Fifthly, look again at that gyroscope. It is very much
like the Earth going around a barycentre it shares with the moon.
http://www.androcles01.pwp.blueyonder.co.uk/Algol/Barycentre.gif

It has a constant tilt. If you change the tilt then the gyroscope
would rise and fall rather like a wooden horse on a merry-go-round.
Summers would be shorter or longer as the tilt changed, and
that will affect the duration of the ice age.

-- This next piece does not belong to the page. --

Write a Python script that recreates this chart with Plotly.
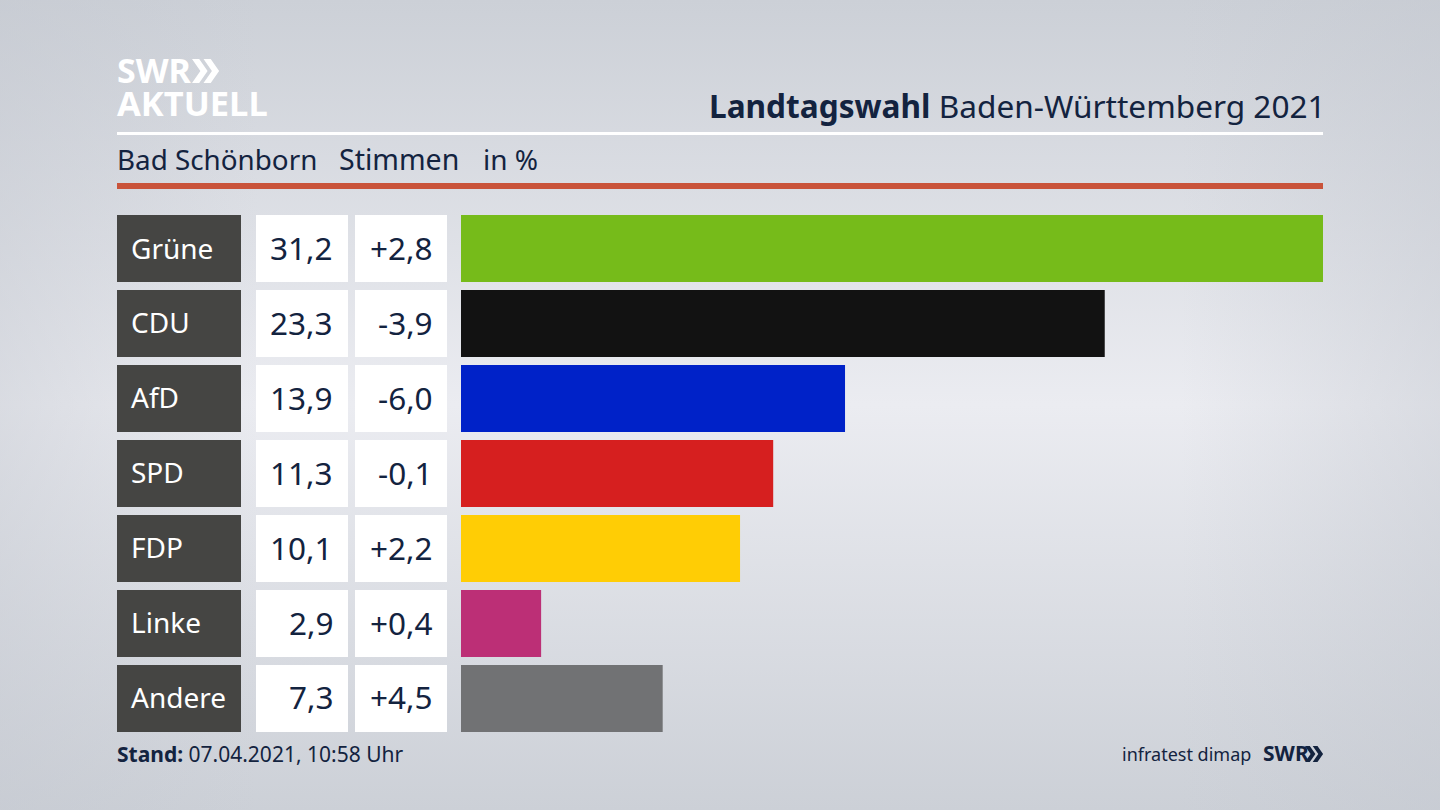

Lastly: 11,500 years ago the last ice age ended, the wooly mammoth
died out, the Earth will continue to get warmer for the next 2000 years,
sea levels will continue to rise, there isn't a darn thing we can do
about it and we are not the cause, although we probably killed
off the wooly mammoth for food and some grandmother wrote a
a children's story about a guy called Noah building a farm on a boat to
save all the animals, because that world wide flood really did happen
even if the peoples of the middle East did not know its cause.
Children love fiction, we are scientists, I am not searching Turkey
for the remains of an ark.

After that it will cool again, and we still have no control and are not
responsible. All we can do is what we as a species have always done.
Migrate. There is just no need to in a lifetime, but for the long term we
always have.

As to "Researchers from Germany, Switzerland and the United States"
looking at sunspots, that's like turning on a light in the kitchen
to see if it caused the dishes to be washed, and all that is really
going to happen when I do it is a vodka and coke will arrive at
my desk. The dishes can wait until tomorrow, the light doesn't
have a darned thing to do with it and neither do sunspots. I have
no praise for "Researchers from Germany, Switzerland and the
United States" looking at sunspots and saying it was NOT the cause.